Are there plans to play with them again to promote the album?

Hopefully. It’s just a difficult project to get out there live, particularly, because it’s a lot of people. We would love to do it, and I think they would, too, if we could make it work and get out there and do a few more concerts wherever it makes sense would be fantastic. Plus, because I know the way they are and the way we are, coming in having done it once, we’d probably come up with some more material. If we had the opportunity, it’d be great. It’s just a matter of whether someone is willing to take a chance on it and promote it in a way that makes sense.

MMW are playing Suwannee Hulaween Festival, but besides that, they seem pretty quiet on the live front. Does the band have any other fall plans?

Well, this fall we don’t have any real touring on the schedule, but we have another studio record that we recorded and we need to finish working on. We actually filmed the whole recording process, so there’ll be a film coming out of that process. With that, we’re gonna finish up this record and put out another studio record that’ll probably come out sometime next year. So later in the fall we’ll get together and finish that up. We need to get this one out first, then we’re gonna start working on that.

Most of MMW’s recent releases have been collaborations with other artists, whether it is Alarm Will Sound or guitarists like Nels Cline and John Scofield. Did the group make a conscious decision to work outside the trio format?

It’s a creative band, but because we can do so many things, so much different music, we haven’t even remotely exhausted the possibilities yet, even after 27 years. We have just done what makes sense for the time. There’s a certain chemistry the trio has when it’s just the trio that’s really special that we have a lot of recordings of. When we add another element—because the way we make music is very dependent on a lot of factors, where we’re playing, who we’re playing with, who we’re playing for, the size of the room—so many factors that change the music. We improvise, so we feed off whatever the environment is, or whatever the situation is. When we add another person in, especially a great musician like Nels or Scofield or a group like Alarm Will Sound, then it focuses us in a certain direction because we want to make music where we can find common ground that we share with these different artists. Then that moves us in a different direction than we would maybe go if it were just the three of us. I don’t want to call it a limit because it’s not really a limit, but it’s definitely a focal point. When we play with Scofield, we go in a certain direction, a certain sort of groove, things that we have in common, that we all relate to. So we explore that in a certain way of improvising that comes a little more from the jazz world. With Nels, we get into more sonic textures, sound-shaping. Working with different people, for us, is like having a different canvas, or like having a conversation, depending on who you’re talking to, you’re gonna talk about some things you have in common and explore things that you share. So that’s how it is musically, for us, too, when we get together with people, we find the common ground and see where we meet, and then we explore those areas. It’s great.

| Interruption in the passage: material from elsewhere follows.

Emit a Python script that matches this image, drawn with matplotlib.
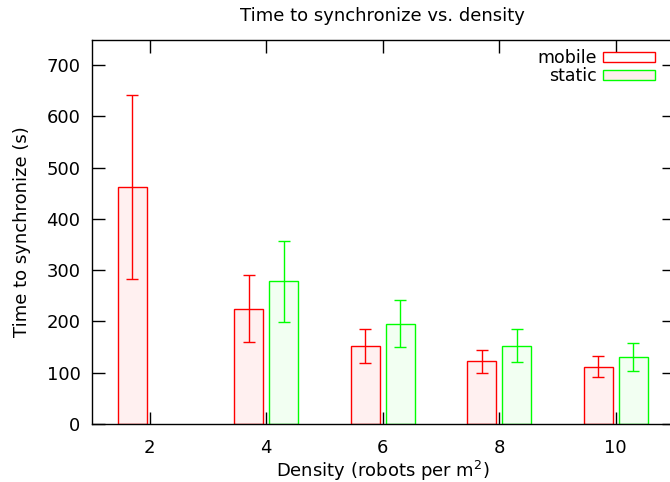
import numpy as np
import matplotlib
matplotlib.use("Agg")
import matplotlib.pyplot as plt
from matplotlib.patches import Patch

# values
density = [2, 4, 6, 8, 10]
mobile = [462, 225, 152, 122, 112]
mobile_err = [179, 65, 33, 23, 21]
static = [np.nan, 278, 196, 153, 131]
static_err = [np.nan, 79, 45, 32, 28]

red = "#ff0000"
green = "#00ff00"

plt.rcParams["font.family"] = ["DejaVu Sans"]
plt.rcParams["font.size"] = 13

fig = plt.figure(figsize=(6.70, 4.82), dpi=100)
ax = fig.add_axes([0.1366, 0.1203, 0.8694, 0.7977])

x = np.array(density, dtype=float)
w = 0.5
off = 0.3

ax.bar(x - off, mobile, width=w, facecolor="#fff0f0", edgecolor=red, linewidth=1.0, zorder=2)
ax.errorbar(x - off, mobile, yerr=mobile_err, fmt="none", ecolor=red,
            elinewidth=1.0, capsize=4.3, capthick=1.0, zorder=3)
ax.bar(x + off, static, width=w, facecolor="#f2fff2", edgecolor=green, linewidth=1.0, zorder=2)
ax.errorbar(x + off, static, yerr=static_err, fmt="none", ecolor=green,
            elinewidth=1.0, capsize=4.3, capthick=1.0, zorder=3)

ax.set_xlim(1, 11)
ax.set_ylim(0, 750)
ax.set_xticks(density)
ax.set_yticks(np.arange(0, 701, 100))
ax.tick_params(direction="in", length=9, width=1, top=True, right=True, pad=8)
ax.tick_params(axis="x", pad=11)
for s in ax.spines.values():
    s.set_linewidth(1.0)

ax.set_title("Time to synchronize vs. density", fontsize=13, pad=13)
ax.set_xlabel("Density (robots per m$^2$)", fontsize=13, labelpad=1)
ax.set_ylabel("Time to synchronize (s)", fontsize=13, labelpad=11)

handles = [Patch(facecolor="white", edgecolor=red, linewidth=1.0, label="mobile"),
           Patch(facecolor="#fdeeee", edgecolor=green, linewidth=1.0, label="static")]
ax.legend(handles=handles, loc="upper right", bbox_to_anchor=(0.967, 0.975),
          frameon=False, markerfirst=False, fontsize=12.5, handlelength=3.0,
          handleheight=0.5, handletextpad=0.35, labelspacing=0.0,
          borderpad=0, borderaxespad=0)

fig.savefig("out.png", dpi=100)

I’ve particularly enjoyed your work with Nels, who has always existed in something of a parallel world to MMW.

The first time we played with him was at the Blue Note [in 2013]. We were doing a run of nights and invited him to play with us at one of the shows and it was one of those situations where the chemistry was just instantaneous. He’s such an incredible musician; he has such an incredible ear. He fit right in, instantly. There was almost no rehearsal—we just soundchecked—but we were able to just spontaneously create all this music. He’s so quick and brilliant, he just hopped right in and added other dimensions to all our songs. After that, he invited us to play at Wilco’s festival [where Cline and Jeff Tweedy sat in with MMW.] We felt like we should do this again, so we did the Woodstock Sessions record and we had him play with us at Jazz Fest last year.